Now that you’ve read the work of three Stoic philosophers, define 3-4 of the basic principles of Stoicism, in your own words. There are no “right” answers; these are basic principles as you perceive them.
Define 3-4 of the basic principles of Stoicism, in your own words
Unit 2 Essay: Basic Stoic Principles
Now that you’ve read the work of three Stoic philosophers, define 3-4 of the basic principles of Stoicism, in your own words. There are no “right” answers; these are basic principles as you perceive them. Support each principle with at least 2 quotations from Marcus Aurelius, Epictetus, and/or Seneca. Each author must be referenced at least once in your essay. Develop the quotes with explanation and connect each principle to your personal experience.
What is a principle anyway? In this context, “principle” refers to a basic rule or lesson that all three Stoic authors seem to teach. For example, one principle may be that we should not desire fame. You may use this one though there are a lot of principles discussed in these texts, so I’d rather that you come up with 3-4 on your own.
An original title that clues the reader into the purpose of your essay.
An introduction that introduces the philosophers, their texts, and the purpose of your essay.
Several body paragraphs, logically organized, in which you establish a basic principle, illustrate the principle with quotations from at least 2 texts, paraphrase each quote, explaining how it illustrates the principle, and finally, connect the principle to your personal experience.
Tip: Refer to entries by their book and entry number. For example, “In Book 9, entry 17, of Meditations, Aurelius says, . . . ” or even “Entry 9.17 of Meditations says that . . . “. For The Handbook, try, “In section 26 of The Handbook, Epictetus writes, . . .” or “Handbook, number 26, says that . . . “. For Seneca, just refer to the title of the letter. For example, “In “Moderation”, Seneca writes . . . “.
A conclusion that summarizes the basic principles and leaves the reader with a sense of finality on what Stoicism is all about, as well as where you stand with this philosophy.
Correct grammar and mechanics. Clear and well-crafted language. Smooth flow of ideas. Precise diction, as well as concrete and specific details.
A total word count of 600-800 words.
MLA document formatting, in-text citations, and an MLA Works Cited page.

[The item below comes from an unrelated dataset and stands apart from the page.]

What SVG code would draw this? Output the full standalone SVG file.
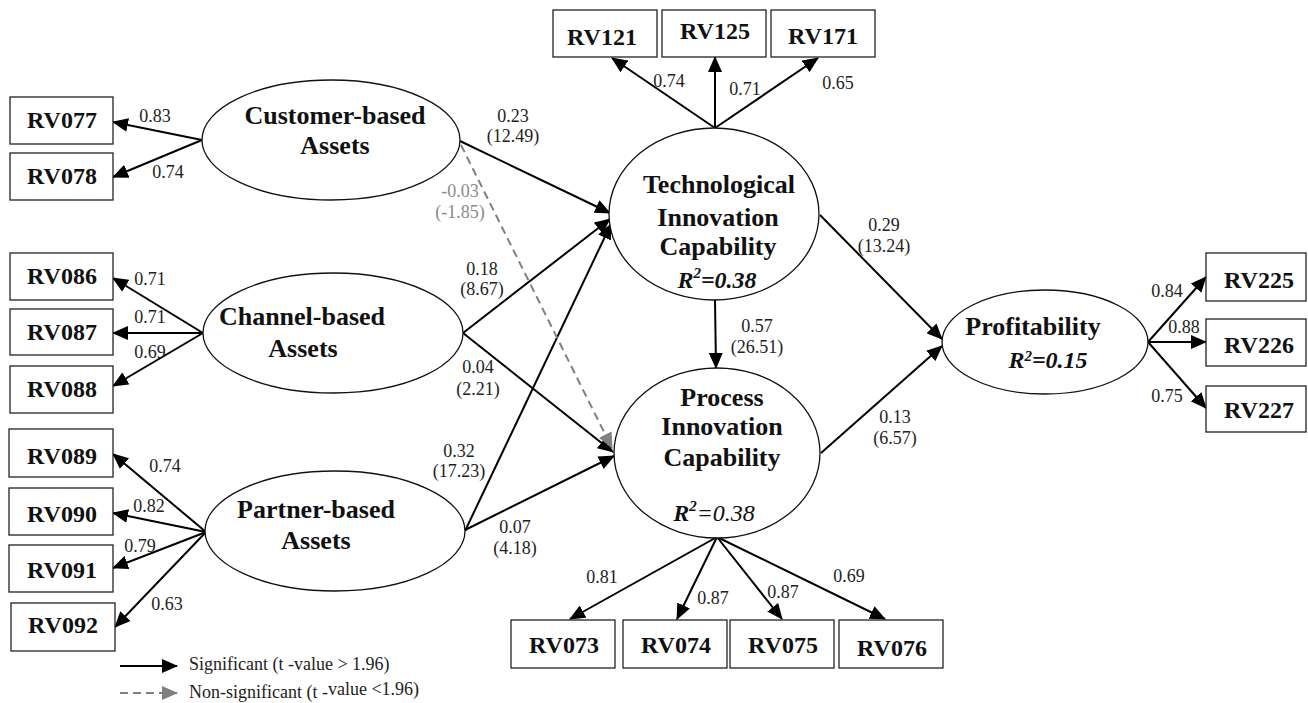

How to Start Your Introduction in an Interesting Way
First, read over the Titles, Introductions, and Conclusions page.
Here are some more ideas tailored to this assignment:
A writer’s opening sentences are sometimes referred to as the “hook” because their goal should be to get the reader interested in what you have to say. A good hook should be relevant to the paper and get the reader to think and feel. Always attempt some strategy to intrigue your audience. Below, you’ll find some common “hook” strategies that you should practice with.
Even though you won’t use them all in one paper, practice opening your essay with each of the following:
A brief personal story or memory – For example, you could share your experience reading Meditations for the first time, or you could share a time in your past when you wish you’d had Marcus Aurelius’s wisdom.
A concrete image (paint a mental picture) – For example, you could describe what you imagine Marcus Aurelius must have looked like while writing in his journal: his physical appearance, facial expression, clothing, posture, surroundings, etc.
A hypothetical (imagined) scenario – For example, you could describe a possible scenario in which being familiar with the Meditations might be useful to a person or come in handy in some way.
A short dialogue – For example, you could construct an imaginary conversation between you and a reader who might not take Marcus Aurelius’s writing seriously because he is ancient history.
A puzzling question or set of questions. For example, you might ask some challenging questions that your selections from the Meditations will go on to answer.
A current event – For example, you could describe something that has happened or is happening in the world today that your selections from the Meditations will shed light or wisdom on.
A provocative declaration – For example, you could make a bold statement about the Meditations that will surprise or shock your reader.
Further into your introduction, here are some other things you’ll want to accomplish:
Provide necessary background information on Marcus Aurelius, Epictetus, and/or Seneca, Meditations, The Enchiridion, the translators–Moses Hadas, Gregory Hays, and/or Elizabeth Carter–or any key terms that you will use frequently, which your reader may need defined.
State the purpose of your essay.
State your main point about the text (i.e. your thesis).